### Stated problem:
Exactly retype the lines from the top of the data through the line containing "const strainTicksA = [0, 0.5, 1, 1.5, 2, 2.5]", leaving out every picture.

### Supplied material:
____

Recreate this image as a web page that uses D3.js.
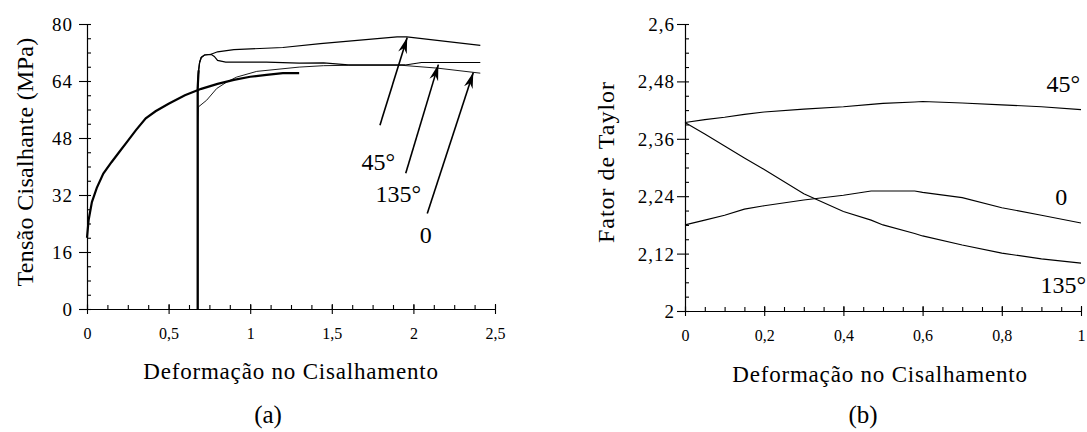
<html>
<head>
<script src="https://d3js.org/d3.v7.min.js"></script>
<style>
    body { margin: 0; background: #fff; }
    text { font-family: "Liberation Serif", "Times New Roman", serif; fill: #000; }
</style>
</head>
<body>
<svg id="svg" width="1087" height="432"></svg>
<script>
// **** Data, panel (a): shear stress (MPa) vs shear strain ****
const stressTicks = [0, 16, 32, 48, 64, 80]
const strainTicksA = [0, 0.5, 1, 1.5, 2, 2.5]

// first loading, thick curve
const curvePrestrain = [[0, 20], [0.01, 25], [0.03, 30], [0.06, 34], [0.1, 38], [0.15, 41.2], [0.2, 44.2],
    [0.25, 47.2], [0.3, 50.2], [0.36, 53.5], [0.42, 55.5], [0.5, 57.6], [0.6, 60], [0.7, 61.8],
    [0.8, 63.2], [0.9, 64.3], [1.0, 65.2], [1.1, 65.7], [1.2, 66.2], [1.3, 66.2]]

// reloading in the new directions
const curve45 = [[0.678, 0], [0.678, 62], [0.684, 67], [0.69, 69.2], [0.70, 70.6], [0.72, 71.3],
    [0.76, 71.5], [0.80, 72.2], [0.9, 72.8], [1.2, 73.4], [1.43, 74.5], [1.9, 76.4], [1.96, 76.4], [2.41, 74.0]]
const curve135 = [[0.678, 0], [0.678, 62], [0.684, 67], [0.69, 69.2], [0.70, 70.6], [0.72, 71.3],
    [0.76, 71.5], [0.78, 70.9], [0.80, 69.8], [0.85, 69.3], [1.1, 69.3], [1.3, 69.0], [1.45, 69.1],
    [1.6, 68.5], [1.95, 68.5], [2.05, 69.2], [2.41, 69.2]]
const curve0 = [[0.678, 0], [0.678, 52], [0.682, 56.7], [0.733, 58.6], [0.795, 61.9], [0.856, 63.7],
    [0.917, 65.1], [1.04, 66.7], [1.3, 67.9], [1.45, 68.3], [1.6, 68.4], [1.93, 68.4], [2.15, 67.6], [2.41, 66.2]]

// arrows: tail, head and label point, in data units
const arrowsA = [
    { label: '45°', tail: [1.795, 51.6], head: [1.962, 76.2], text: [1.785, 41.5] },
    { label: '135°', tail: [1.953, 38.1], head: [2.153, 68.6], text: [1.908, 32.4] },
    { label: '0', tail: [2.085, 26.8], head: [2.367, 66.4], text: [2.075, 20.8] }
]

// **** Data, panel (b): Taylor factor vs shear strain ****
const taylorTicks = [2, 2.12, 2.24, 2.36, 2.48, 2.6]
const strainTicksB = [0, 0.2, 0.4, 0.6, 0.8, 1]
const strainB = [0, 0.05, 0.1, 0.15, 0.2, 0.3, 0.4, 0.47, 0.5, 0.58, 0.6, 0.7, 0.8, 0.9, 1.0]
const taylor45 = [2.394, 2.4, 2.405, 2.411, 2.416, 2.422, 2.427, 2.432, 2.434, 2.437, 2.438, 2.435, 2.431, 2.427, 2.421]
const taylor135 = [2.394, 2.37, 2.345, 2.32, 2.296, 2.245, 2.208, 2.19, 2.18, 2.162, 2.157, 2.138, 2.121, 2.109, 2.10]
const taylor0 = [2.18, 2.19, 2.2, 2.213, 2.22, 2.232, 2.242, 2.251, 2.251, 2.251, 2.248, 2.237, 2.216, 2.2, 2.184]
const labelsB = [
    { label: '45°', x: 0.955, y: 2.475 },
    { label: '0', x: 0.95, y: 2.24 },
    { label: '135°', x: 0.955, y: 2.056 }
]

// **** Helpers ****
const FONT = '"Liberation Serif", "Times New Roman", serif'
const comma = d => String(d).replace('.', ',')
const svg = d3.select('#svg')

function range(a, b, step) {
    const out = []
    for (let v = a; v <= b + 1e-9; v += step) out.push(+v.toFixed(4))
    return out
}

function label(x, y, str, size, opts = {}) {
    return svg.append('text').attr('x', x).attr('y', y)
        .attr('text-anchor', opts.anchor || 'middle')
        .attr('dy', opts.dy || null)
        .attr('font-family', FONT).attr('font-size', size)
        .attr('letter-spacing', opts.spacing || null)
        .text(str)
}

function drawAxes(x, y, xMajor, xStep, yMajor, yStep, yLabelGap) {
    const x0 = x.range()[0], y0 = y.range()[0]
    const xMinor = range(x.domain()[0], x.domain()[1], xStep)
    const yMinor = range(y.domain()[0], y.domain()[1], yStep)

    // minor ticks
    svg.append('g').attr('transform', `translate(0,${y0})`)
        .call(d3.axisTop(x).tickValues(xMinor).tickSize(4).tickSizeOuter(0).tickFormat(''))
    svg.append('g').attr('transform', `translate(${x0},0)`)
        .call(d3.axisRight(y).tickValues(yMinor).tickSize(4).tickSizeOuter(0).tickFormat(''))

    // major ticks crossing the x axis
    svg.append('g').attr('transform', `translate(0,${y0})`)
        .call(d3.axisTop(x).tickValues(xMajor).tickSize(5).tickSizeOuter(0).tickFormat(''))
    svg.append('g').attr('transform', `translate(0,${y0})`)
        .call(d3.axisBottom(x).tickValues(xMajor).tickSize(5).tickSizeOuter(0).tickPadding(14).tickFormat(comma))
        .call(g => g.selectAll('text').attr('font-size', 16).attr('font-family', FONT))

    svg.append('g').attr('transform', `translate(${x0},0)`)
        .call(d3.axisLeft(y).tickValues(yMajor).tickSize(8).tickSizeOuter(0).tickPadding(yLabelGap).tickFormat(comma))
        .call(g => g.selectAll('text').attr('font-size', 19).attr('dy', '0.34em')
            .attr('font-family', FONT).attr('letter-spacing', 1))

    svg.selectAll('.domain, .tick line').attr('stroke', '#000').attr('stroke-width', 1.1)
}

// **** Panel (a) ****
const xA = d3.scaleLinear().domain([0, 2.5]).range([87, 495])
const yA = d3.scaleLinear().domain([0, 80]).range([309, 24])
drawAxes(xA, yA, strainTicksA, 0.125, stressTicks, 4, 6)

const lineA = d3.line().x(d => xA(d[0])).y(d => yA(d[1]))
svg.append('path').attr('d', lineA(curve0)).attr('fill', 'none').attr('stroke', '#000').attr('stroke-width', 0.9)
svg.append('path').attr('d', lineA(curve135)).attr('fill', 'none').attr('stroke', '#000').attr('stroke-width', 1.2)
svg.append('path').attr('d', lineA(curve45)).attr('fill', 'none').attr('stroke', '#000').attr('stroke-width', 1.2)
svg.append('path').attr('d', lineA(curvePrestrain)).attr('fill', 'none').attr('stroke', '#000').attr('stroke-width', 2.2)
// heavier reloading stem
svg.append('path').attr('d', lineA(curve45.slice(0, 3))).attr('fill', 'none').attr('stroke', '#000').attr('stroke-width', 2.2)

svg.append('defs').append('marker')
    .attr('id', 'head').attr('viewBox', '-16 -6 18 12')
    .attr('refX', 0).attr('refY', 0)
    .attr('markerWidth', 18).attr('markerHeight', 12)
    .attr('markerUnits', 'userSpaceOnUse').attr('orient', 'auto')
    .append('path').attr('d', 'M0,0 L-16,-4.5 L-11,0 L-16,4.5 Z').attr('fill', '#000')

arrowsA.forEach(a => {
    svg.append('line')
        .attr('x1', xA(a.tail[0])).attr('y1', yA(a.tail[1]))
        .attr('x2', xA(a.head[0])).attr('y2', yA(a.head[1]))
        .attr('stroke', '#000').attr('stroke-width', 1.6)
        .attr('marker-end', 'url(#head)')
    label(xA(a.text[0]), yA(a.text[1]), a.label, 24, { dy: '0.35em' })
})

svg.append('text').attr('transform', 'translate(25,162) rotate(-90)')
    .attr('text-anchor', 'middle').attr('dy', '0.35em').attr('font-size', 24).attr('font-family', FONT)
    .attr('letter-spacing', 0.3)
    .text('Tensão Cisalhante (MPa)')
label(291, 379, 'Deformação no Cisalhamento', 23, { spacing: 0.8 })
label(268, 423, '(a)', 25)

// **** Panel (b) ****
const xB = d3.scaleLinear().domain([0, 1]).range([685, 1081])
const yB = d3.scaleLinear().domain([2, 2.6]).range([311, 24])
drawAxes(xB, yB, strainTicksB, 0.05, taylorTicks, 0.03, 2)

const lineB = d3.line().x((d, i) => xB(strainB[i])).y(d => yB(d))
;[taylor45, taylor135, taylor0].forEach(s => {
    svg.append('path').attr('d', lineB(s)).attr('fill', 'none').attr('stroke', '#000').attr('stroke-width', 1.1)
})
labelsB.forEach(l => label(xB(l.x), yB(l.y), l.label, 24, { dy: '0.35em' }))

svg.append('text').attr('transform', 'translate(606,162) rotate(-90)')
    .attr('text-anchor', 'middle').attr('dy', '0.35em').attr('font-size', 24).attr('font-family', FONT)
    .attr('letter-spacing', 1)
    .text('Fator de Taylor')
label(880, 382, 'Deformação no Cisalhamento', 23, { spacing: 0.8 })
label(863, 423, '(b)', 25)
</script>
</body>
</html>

____

### Written reply:
Recreate this image as a web page that uses D3.js.
<html>
<head>
<script src="https://d3js.org/d3.v7.min.js"></script>
<style>
    body { margin: 0; background: #fff; }
    text { font-family: "Liberation Serif", "Times New Roman", serif; fill: #000; }
</style>
</head>
<body>
<svg id="svg" width="1087" height="432"></svg>
<script>
// **** Data, panel (a): shear stress (MPa) vs shear strain ****
const stressTicks = [0, 16, 32, 48, 64, 80]
const strainTicksA = [0, 0.5, 1, 1.5, 2, 2.5]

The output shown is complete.